◆ **Input records**
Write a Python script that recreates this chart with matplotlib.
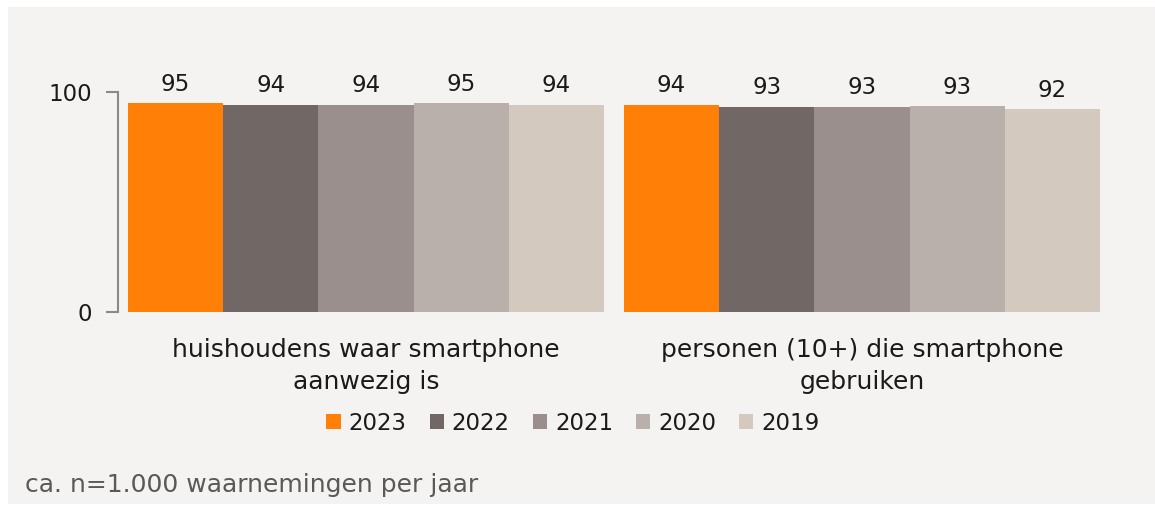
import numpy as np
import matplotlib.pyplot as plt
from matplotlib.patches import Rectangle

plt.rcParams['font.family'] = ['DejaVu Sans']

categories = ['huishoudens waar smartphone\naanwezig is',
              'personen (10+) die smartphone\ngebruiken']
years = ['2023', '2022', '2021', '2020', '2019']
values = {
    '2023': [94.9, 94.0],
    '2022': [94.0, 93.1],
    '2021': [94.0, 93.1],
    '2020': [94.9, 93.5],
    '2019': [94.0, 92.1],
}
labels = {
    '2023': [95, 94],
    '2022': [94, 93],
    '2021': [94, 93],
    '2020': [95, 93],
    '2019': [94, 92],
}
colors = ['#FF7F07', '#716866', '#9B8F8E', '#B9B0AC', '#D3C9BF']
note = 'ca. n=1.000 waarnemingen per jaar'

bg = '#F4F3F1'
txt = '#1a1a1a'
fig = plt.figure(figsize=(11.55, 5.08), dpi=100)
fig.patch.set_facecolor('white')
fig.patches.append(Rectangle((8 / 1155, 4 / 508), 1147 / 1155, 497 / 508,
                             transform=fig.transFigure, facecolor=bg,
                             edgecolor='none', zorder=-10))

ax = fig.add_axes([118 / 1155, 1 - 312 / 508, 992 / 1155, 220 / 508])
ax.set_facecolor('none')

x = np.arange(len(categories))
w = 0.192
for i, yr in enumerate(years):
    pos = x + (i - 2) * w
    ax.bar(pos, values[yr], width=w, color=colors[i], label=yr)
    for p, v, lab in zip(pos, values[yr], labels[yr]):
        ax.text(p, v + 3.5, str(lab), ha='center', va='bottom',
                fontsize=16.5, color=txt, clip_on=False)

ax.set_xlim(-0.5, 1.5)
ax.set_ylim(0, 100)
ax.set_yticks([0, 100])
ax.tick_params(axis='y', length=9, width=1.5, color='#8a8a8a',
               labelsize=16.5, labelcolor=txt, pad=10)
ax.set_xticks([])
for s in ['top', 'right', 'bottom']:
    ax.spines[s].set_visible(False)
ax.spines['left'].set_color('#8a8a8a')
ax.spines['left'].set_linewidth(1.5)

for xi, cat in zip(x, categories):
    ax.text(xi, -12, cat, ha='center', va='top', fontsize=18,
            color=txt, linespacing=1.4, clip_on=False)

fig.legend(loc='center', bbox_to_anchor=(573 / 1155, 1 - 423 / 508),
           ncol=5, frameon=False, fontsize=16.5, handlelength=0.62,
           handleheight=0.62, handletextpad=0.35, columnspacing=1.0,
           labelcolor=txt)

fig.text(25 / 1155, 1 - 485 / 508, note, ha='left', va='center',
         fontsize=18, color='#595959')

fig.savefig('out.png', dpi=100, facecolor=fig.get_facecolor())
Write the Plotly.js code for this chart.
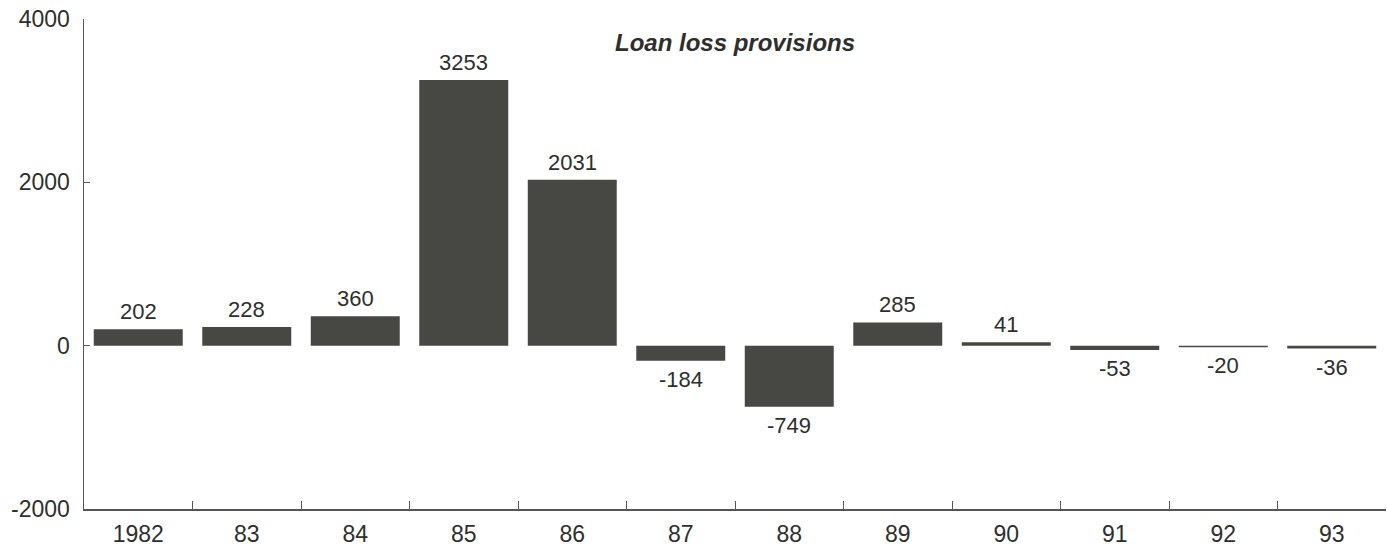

◆ **Exercise requirements**
Using the listing above, pull out all lines that hold the word "matplotlib".

◆ **Result of the task**
Write a Python script that recreates this chart with matplotlib.
import matplotlib.pyplot as plt
from matplotlib.patches import Rectangle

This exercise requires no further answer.